## What the task asks
Retype only what runs from the beginning of the data through the line with "(1688.9,1100) -- cycle;"; please omit the pictures and keep every line exact.

## Dataset excerpt
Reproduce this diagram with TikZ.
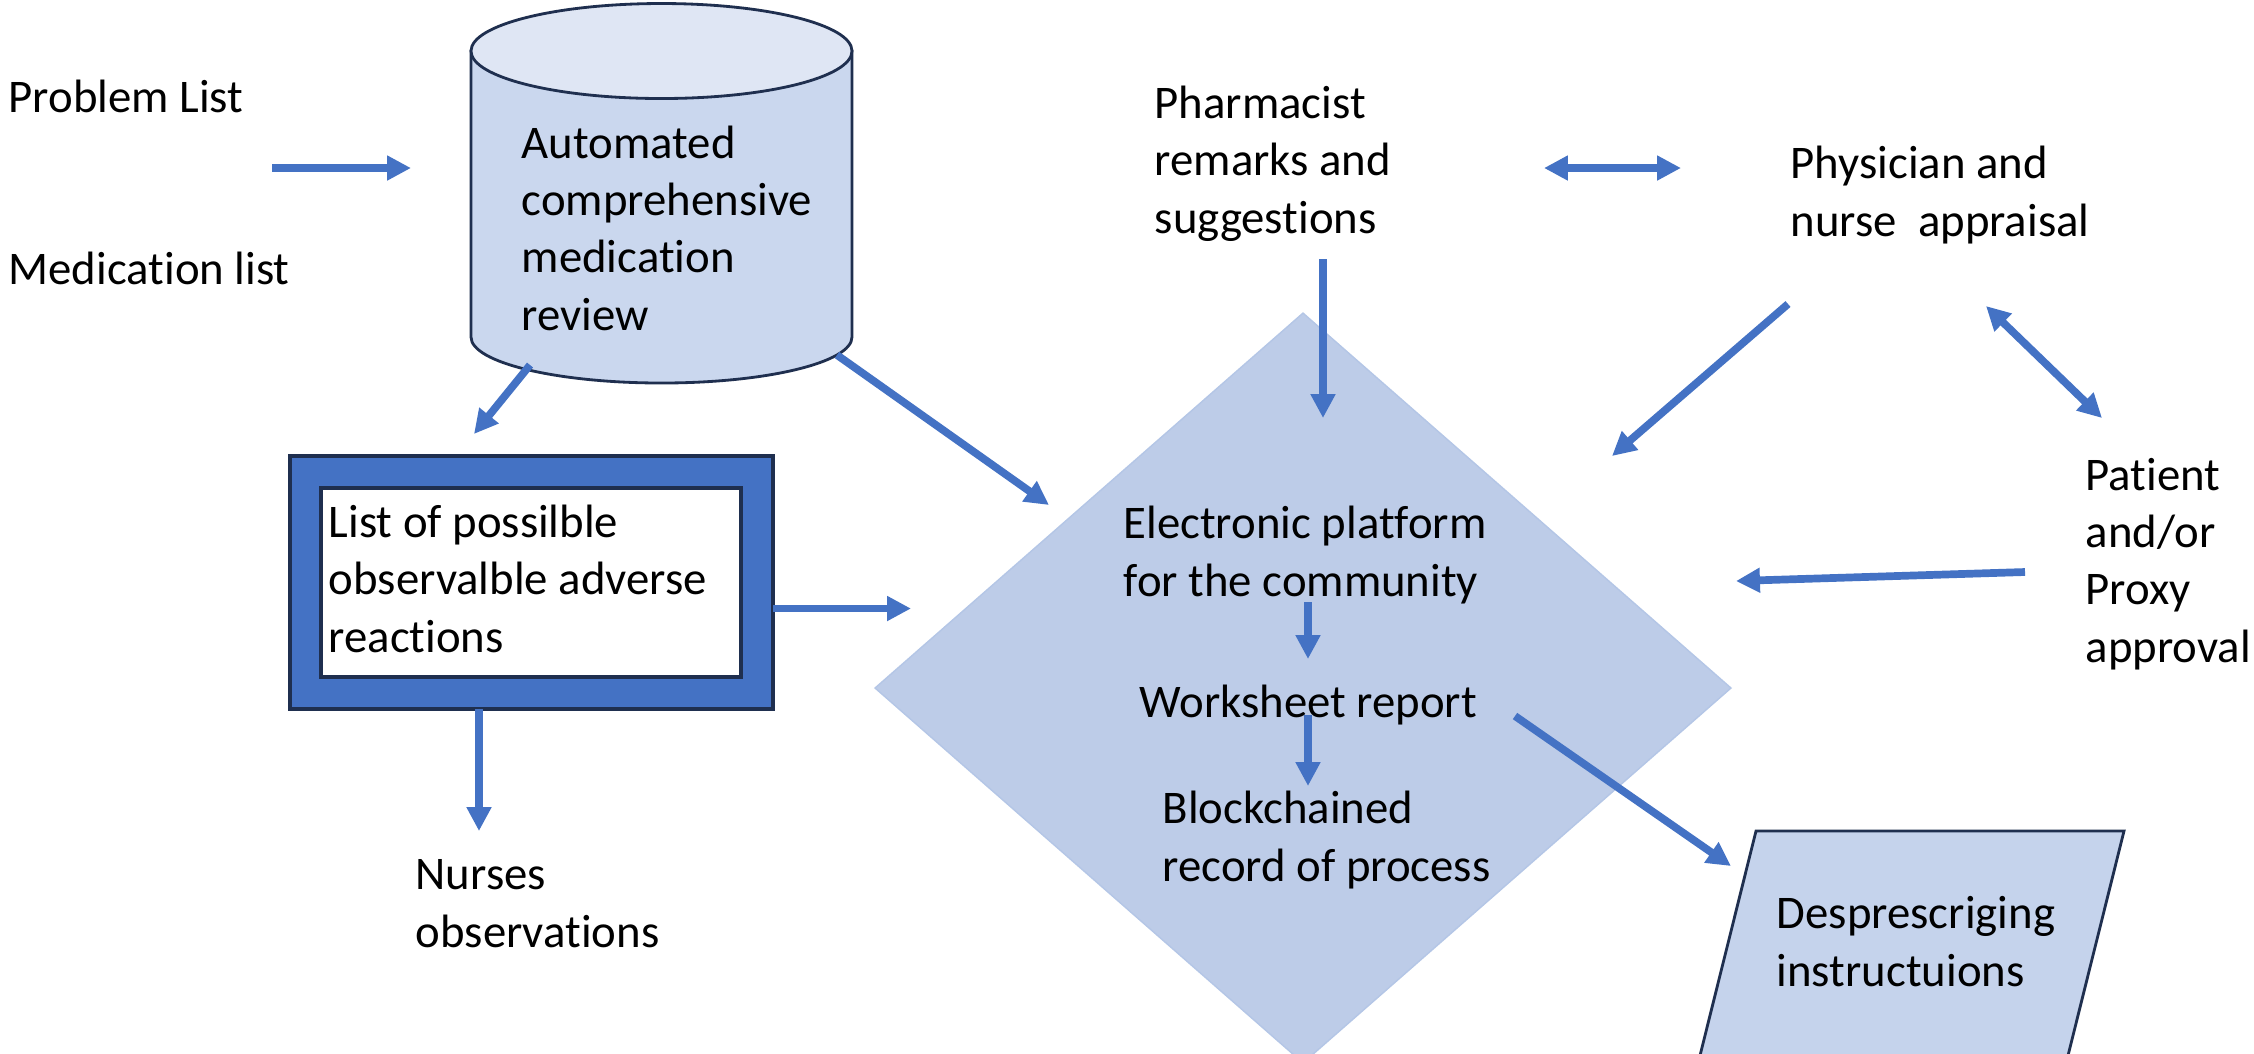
\documentclass[tikz,border=0pt]{standalone}
\usepackage{fontspec}
\setmainfont{Carlito}[Ligatures={NoCommon}]
\usetikzlibrary{arrows.meta,shapes.geometric}
\definecolor{arrowblue}{HTML}{4472C4}
\definecolor{navy}{HTML}{1F2F4F}
\definecolor{cylbody}{HTML}{CAD7EE}
\definecolor{cyltop}{HTML}{DFE6F4}
\definecolor{diafill}{HTML}{BDCCE8}
\definecolor{diaedge}{HTML}{B4C6E6}
\definecolor{parafill}{HTML}{C5D3EC}
\tikzset{
  lbl/.style={anchor=base west, inner sep=0pt, align=left, text=black,
              font=\fontsize{13.3pt}{16.3pt}\selectfont},
  flow/.style={draw=arrowblue, line width=2.19pt,
               -{Triangle[length=6.8pt,width=6.7pt]}},
  flowboth/.style={draw=arrowblue, line width=2.19pt,
               {Triangle[length=6.8pt,width=6.7pt]}-{Triangle[length=6.8pt,width=6.7pt]}},
  outline/.style={draw=navy, line width=0.8pt}
}
\begin{document}
\begin{tikzpicture}[x=0.01cm, y=-0.01cm]
\useasboundingbox (0,0) rectangle (2254,1053);
\clip (0,0) rectangle (2254,1053);
\fill[white] (0,0) rectangle (2254,1053);

% diamond platform
\node[diamond, fill=diafill, draw=diaedge, inner sep=0pt,
      minimum width=85.6mm, minimum height=75mm] (platform) at (1303,688) {};

% cylinder
\path[outline, fill=cylbody] (471,51) -- (471,337)
   arc[start angle=180, end angle=0, x radius=190.5, y radius=46]
   -- (852,51) -- cycle;
\path[outline, fill=cyltop] (661.5,51) ellipse[x radius=190.5, y radius=47.5];

% list box
\path[draw=navy, line width=0.9pt, fill=arrowblue] (290,456) rectangle (773,709);
\path[draw=navy, line width=0.9pt, fill=white] (321,488) rectangle (741,677);

% parallelogram
\path[outline, fill=parafill] (1756,831) -- (2124,831) -- (2056.9,1100) -- (1688.9,1100) -- cycle;

% texts (anchor = baseline of the last line)
\node[lbl] (problem) at (8,112) {Problem List};
\node[lbl] (medlist) at (8,284) {Medication list};
\node[lbl] (cyl) at (521,330) {Automated\\comprehensive\\medication\\review};
\node[lbl] (adr) at (328,652) {List of possilble\\observalble adverse\\reactions};
\node[lbl] (nurses) at (415,947) {Nurses\\observations};
\node[lbl] (pharm) at (1154,233) {Pharmacist\\remarks and\\suggestions};
\node[lbl] (phys) at (1790,236) {Physician and\\nurse\ \ appraisal};
\node[lbl] (patient) at (2085,662) {Patient\\and/or\\Proxy\\approval};
\node[lbl] (elec) at (1123,596) {Electronic platform\\for the community};
\node[lbl] (work) at (1139,717) {Worksheet report};
\node[lbl] (block) at (1162,881) {Blockchained\\record of process};
\node[lbl] (depres) at (1776,986) {Desprescriging\\instructuions};

% arrow end points
\coordinate (a1s) at (272,168);   \coordinate (a1e) at (411,168);
\coordinate (a2s) at (530,365);   \coordinate (a2e) at (474,434);
\coordinate (a3s) at (837,355);   \coordinate (a3e) at (1049,505);
\coordinate (a4s) at (773,608.5); \coordinate (a4e) at (911,608.5);
\coordinate (a5s) at (479,709);   \coordinate (a5e) at (479,831);
\coordinate (a6s) at (1544,168);  \coordinate (a6e) at (1681,168);
\coordinate (a7s) at (1323,259);  \coordinate (a7e) at (1323,418);
\coordinate (a8s) at (1788,304);  \coordinate (a8e) at (1612,456);
\coordinate (a9s) at (1986,306);  \coordinate (a9e) at (2102,418);
\coordinate (a10s) at (2025,572); \coordinate (a10e) at (1736,581);
\coordinate (a11s) at (1308,602); \coordinate (a11e) at (1308,659);
\coordinate (a12s) at (1308,715); \coordinate (a12e) at (1308,786);
\coordinate (a13s) at (1515,716); \coordinate (a13e) at (1731,866);

% connectors
\draw[flow] (a1s) -- (a1e);
\draw[flow] (a2s) -- (a2e);
\draw[flow] (a3s) -- (a3e);
\draw[flow] (a4s) -- (a4e);
\draw[flow] (a5s) -- (a5e);
\draw[flowboth] (a6s) -- (a6e);
\draw[flow] (a7s) -- (a7e);
\draw[flow] (a8s) -- (a8e);
\draw[flowboth] (a9s) -- (a9e);
\draw[flow] (a10s) -- (a10e);
\draw[flow] (a11s) -- (a11e);
\draw[flow] (a12s) -- (a12e);
\draw[flow] (a13s) -- (a13e);
\end{tikzpicture}
\end{document}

## Written solution
Reproduce this diagram with TikZ.
\documentclass[tikz,border=0pt]{standalone}
\usepackage{fontspec}
\setmainfont{Carlito}[Ligatures={NoCommon}]
\usetikzlibrary{arrows.meta,shapes.geometric}
\definecolor{arrowblue}{HTML}{4472C4}
\definecolor{navy}{HTML}{1F2F4F}
\definecolor{cylbody}{HTML}{CAD7EE}
\definecolor{cyltop}{HTML}{DFE6F4}
\definecolor{diafill}{HTML}{BDCCE8}
\definecolor{diaedge}{HTML}{B4C6E6}
\definecolor{parafill}{HTML}{C5D3EC}
\tikzset{
  lbl/.style={anchor=base west, inner sep=0pt, align=left, text=black,
              font=\fontsize{13.3pt}{16.3pt}\selectfont},
  flow/.style={draw=arrowblue, line width=2.19pt,
               -{Triangle[length=6.8pt,width=6.7pt]}},
  flowboth/.style={draw=arrowblue, line width=2.19pt,
               {Triangle[length=6.8pt,width=6.7pt]}-{Triangle[length=6.8pt,width=6.7pt]}},
  outline/.style={draw=navy, line width=0.8pt}
}
\begin{document}
\begin{tikzpicture}[x=0.01cm, y=-0.01cm]
\useasboundingbox (0,0) rectangle (2254,1053);
\clip (0,0) rectangle (2254,1053);
\fill[white] (0,0) rectangle (2254,1053);

% diamond platform
\node[diamond, fill=diafill, draw=diaedge, inner sep=0pt,
      minimum width=85.6mm, minimum height=75mm] (platform) at (1303,688) {};

% cylinder
\path[outline, fill=cylbody] (471,51) -- (471,337)
   arc[start angle=180, end angle=0, x radius=190.5, y radius=46]
   -- (852,51) -- cycle;
\path[outline, fill=cyltop] (661.5,51) ellipse[x radius=190.5, y radius=47.5];

% list box
\path[draw=navy, line width=0.9pt, fill=arrowblue] (290,456) rectangle (773,709);
\path[draw=navy, line width=0.9pt, fill=white] (321,488) rectangle (741,677);

% parallelogram
\path[outline, fill=parafill] (1756,831) -- (2124,831) -- (2056.9,1100) -- (1688.9,1100) -- cycle;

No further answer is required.